Web may seem global, but it's really local
It's not surprising that so many big-name Web retailers and media sites have bitten the dust lately. There have been many factors at play. Here are some that don't often get mentioned:
The biggest of many big fallacies in the e-retailing arena has been the mantra that the Web is global. Baloney. From a retailing standpoint, the Web is a strip mall.
How many pet stores, video stores or CD stores can a strip mall support? Two at best, if it has a huge territory all to itself. The Web market may seem huge, but consumers" ability or desire to try new things isn't. If something works for them, they stick with it.
The second huge fallacy is the arrogant belief that "America" equals "The World."
Corporations have been seeking global brand hegemony for at least 10 years, and the Web seemed to offer them the perfect tool. But the Web has been a huge bust for them so far in this pursuit.
Putting a media brand name on the Internet doesn't make it any more likely to spread its power or reach than distributing physical copies of its product did before. Why should the media giants be shocked when their Web ventures hemorrhage money and eyeball counts flatline after a few months? Start with the fact that they exist only in English.
Think Outside the U.S. "Box"
Spend time in Europe, and you quickly realize that even brands as widely known in the U.S. as Amazon.com don't register so much as a "huh" with most Europeans. They have their local variants. Dot-com is hardly meaningful to people who are used to ".de" or ".co.uk."
IBM Corp., undeniably a global brand, ran commercials in France last fall for its newest ThinkPads -- but they were the original U.S. spots dubbed into French.
If someone with that kind of cash, reach and recognition can't understand why the French were appalled that IBM didn"t bother to create for one of the world"s richest markets an ad that spoke their own language, culturally or linguistically, how can we expect Web retailers who think "It's a small world after all" to succeed?
Here are the lessons: First, all business is local. Even a behemoth like Wal-Mart knows that you have to conquer one town at a time. The Web doesn"t change that equation.
Second, know why you're in business.

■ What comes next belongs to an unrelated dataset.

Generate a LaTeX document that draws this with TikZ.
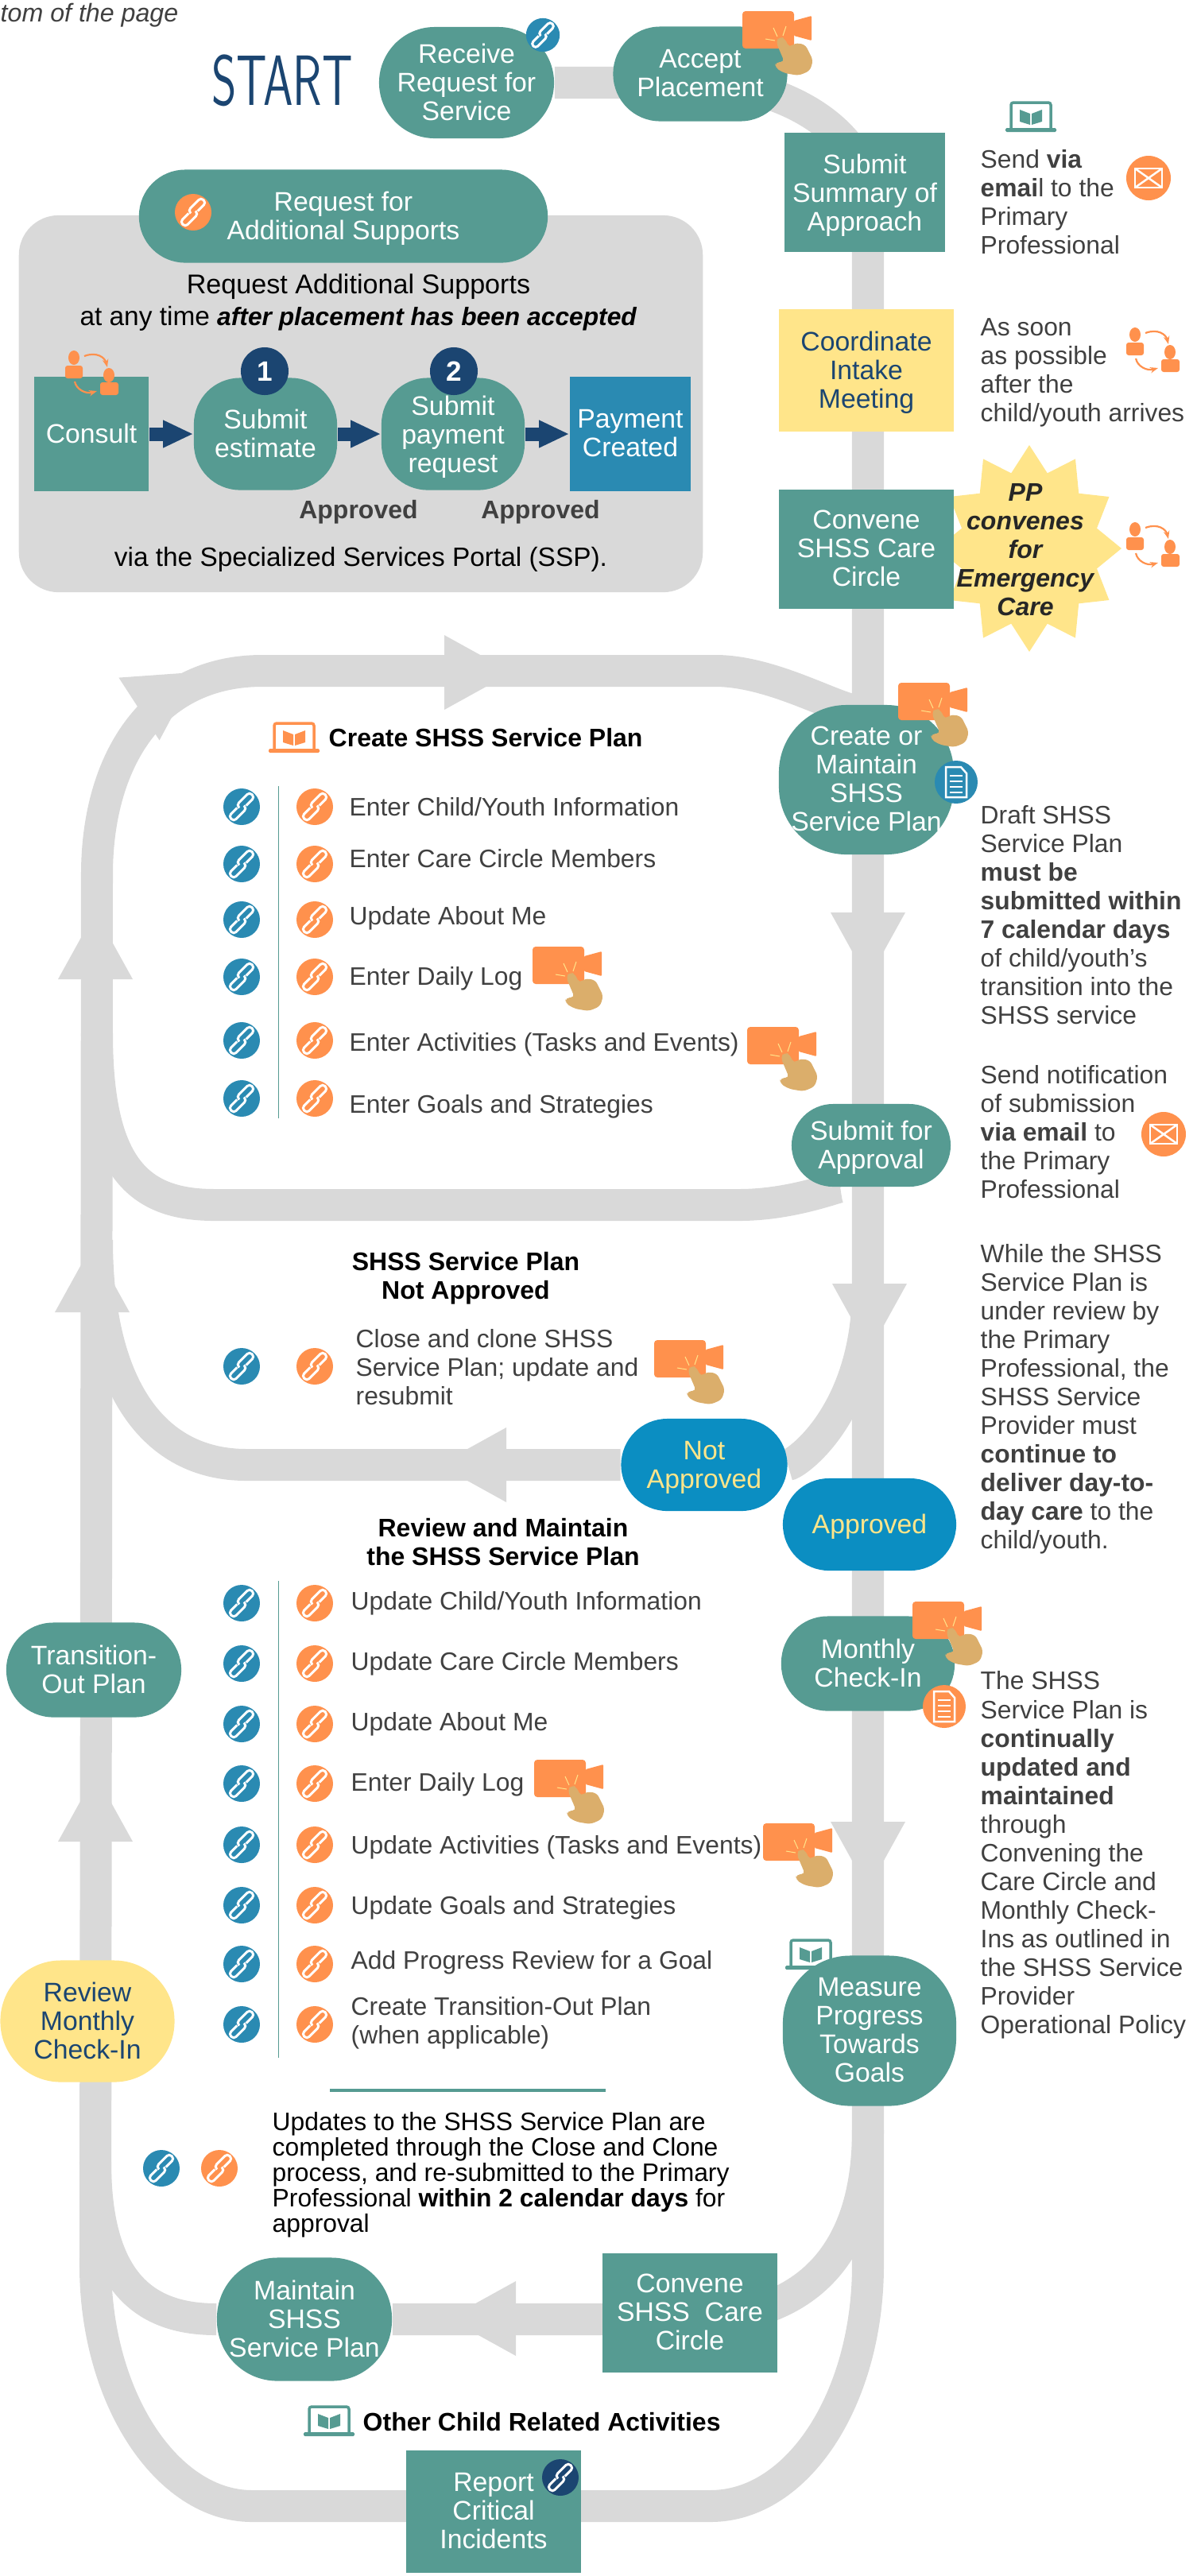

It seems ridiculous, but did the people behind, say, Pets.com really know about the pet business, or was it a case of "Hey, let's put up a pet-supply Web site"?
Like lots of other e-retailers, their failure at least implies that they didn"t know what consumers really wanted. Finding a rare book is a valuable service, but saving me from having to go to the pet store to buy some cans of cat food each week isn"t.
It sounds like heresy, but in the biggest sense, the Web has changed nothing. The world is still a tough market, people are still stubborn and parochial, and a business needs to give people a compelling reason to patronize it.
Ideas are easy; implementation is hard. Too bad millions of Americans lost billions of dollars on Wall Street over the past few months because too many companies forgot the second part of that truism.